This exchange, which occurred during a recent youth dialogue in Saba Saba ward, encapsulates the deep frustration felt by young people in one of Tanzania’s most fertile regions. 

The session, recorded on May 23, 2026, and published on June 5, was the eighth episode of the Dira Mtaani: Vijana Wanasemaje programme, organised by The Chanzo and Twaweza East Africa.

Tarime is renowned for its agricultural potential, with vast tracts of land available for smallholder farming. Yet, the youth in the dialogue described an environment where engaging in agriculture is nearly impossible for those starting from nothing.

READ MORE: How Bureaucracy Locks Tarime’s Poorest Youth Out of Empowerment Funds 

“Research shows that many youth do not like agriculture; if you go to the farms, you find it is the elders doing the farming,” noted the agricultural officer who was present at the discussion. 

He pointed out that the national Development Vision 2050 aims to have 65 per cent of youth engaged in modern agriculture.

However, other participants quickly dismantled this optimistic view. They argued that the barriers to entry are insurmountable without government support. 

When the officer suggested that landless youth could simply rent land from others, the participants scoffed, pointing out that renting land requires the very capital they lack.

The youth linked their inability to succeed in agriculture and business directly to the failing education system. One participant passionately argued that the current curriculum leaves students entirely unprepared for practical survival.

“We are told we need agricultural education, and it’s true we do,” he said. “But we must agree that right now, children are ending up in standard six. What kind of education does a standard six dropout have? Someone who finished standard four in the old days has more education than someone finishing standard seven today.”

This educational deficit leaves youth vulnerable to exploitation. Another participant noted that local farmers often lack the knowledge to market their crops effectively. 

READ MORE: Why Tarime’s Youth See No Shine in Nyamongo’s Wealth

“Farmers grow their crops, but people from neighbouring countries come, set up their machines, and harvest the crops,” she explained. “The farmer doesn’t benefit, and the locals don’t benefit because the produce goes outside.”

This observation aligns with recent efforts by some actors to improve market infrastructure in Tarime, such as the Remagwe strategic market, to help farmers achieve fair prices.

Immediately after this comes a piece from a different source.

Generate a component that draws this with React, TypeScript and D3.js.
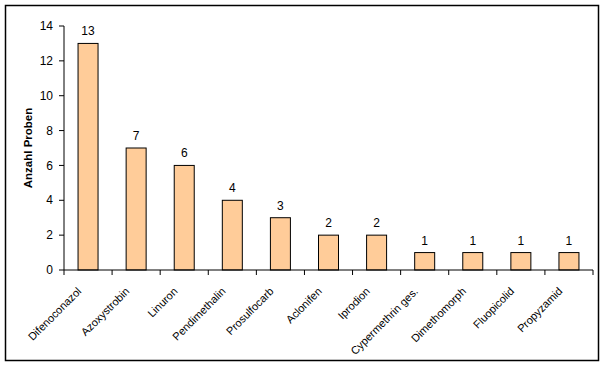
import React from "react";
import * as d3 from "d3";

const categories = ["Difenoconazol", "Azoxystrobin", "Linuron", "Pendimethalin", "Prosulfocarb", "Aclonifen", "Iprodion", "Cypermethrin ges.", "Dimethomorph", "Fluopicolid", "Propyzamid"];
const values = [13, 7, 6, 4, 3, 2, 2, 1, 1, 1, 1];
const yTicks = [0, 2, 4, 6, 8, 10, 12, 14];
const yTitle = "Anzahl Proben";

const W = 606, H = 368;
const left = 64, right = 593, top = 26, bottom = 270;
const font = "Liberation Sans, Arial, sans-serif";

export default function App() {
  const x = d3.scaleBand<string>().domain(categories).range([left, right]).paddingInner(0).paddingOuter(0);
  const y = d3.scaleLinear().domain([0, 14]).range([bottom, top]);
  const bw = 20;
  return (
    <svg width={W} height={H} style={{ position: "absolute", left: 0, top: 0 }}>
      <rect x={0} y={0} width={W} height={H} fill="#fff" />
      <rect x={5.5} y={5.5} width={593} height={355} fill="none" stroke="#000" strokeWidth={1.5} />
      {categories.map((c, i) => {
        const cx = x(c)! + x.bandwidth() / 2;
        return (
          <g key={c}>
            <rect x={cx - bw / 2} y={y(values[i])} width={bw} height={bottom - y(values[i])} fill="#FFCC99" stroke="#000" strokeWidth={1} />
            <text x={cx} y={y(values[i]) - 8} textAnchor="middle" fontFamily={font} fontSize={12} fill="#000">{values[i]}</text>
            <text transform={`translate(${cx - 6},${bottom + 22}) rotate(-45)`} textAnchor="end" fontFamily={font} fontSize={11} fill="#000">{c}</text>
          </g>
        );
      })}
      <line x1={left} x2={left} y1={top} y2={bottom} stroke="#000" />
      <line x1={left} x2={right} y1={bottom} y2={bottom} stroke="#000" />
      {yTicks.map((t) => (
        <g key={t}>
          <line x1={left - 5} x2={left} y1={y(t)} y2={y(t)} stroke="#000" />
          <text x={left - 11} y={y(t)} dy="0.35em" textAnchor="end" fontFamily={font} fontSize={12} fill="#000">{t}</text>
        </g>
      ))}
      {d3.range(categories.length + 1).map((i) => {
        const tx = left + i * x.bandwidth();
        return <line key={i} x1={tx} x2={tx} y1={bottom} y2={bottom + 5} stroke="#000" />;
      })}
      <text transform={`translate(32,${(top + bottom) / 2}) rotate(-90)`} textAnchor="middle" fontFamily={font} fontSize={11.5} fontWeight="bold" fill="#000">{yTitle}</text>
    </svg>
  );
}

The inability of the government to address these fundamental economic challenges has led to a profound crisis of faith in the democratic process. The youth described a system where public meetings are merely “theatre,” and complaints vanish into a bureaucratic void.

“We take these issues to the [village] chairperson, and they listen. But it has become like a repetition, like acting—that every day we must repeat, repeat, repeat,” one participant lamented. 

“The issues arrive, but the problem is the person receiving them cannot act on them, or takes them to the next level of leadership, and they do nothing.”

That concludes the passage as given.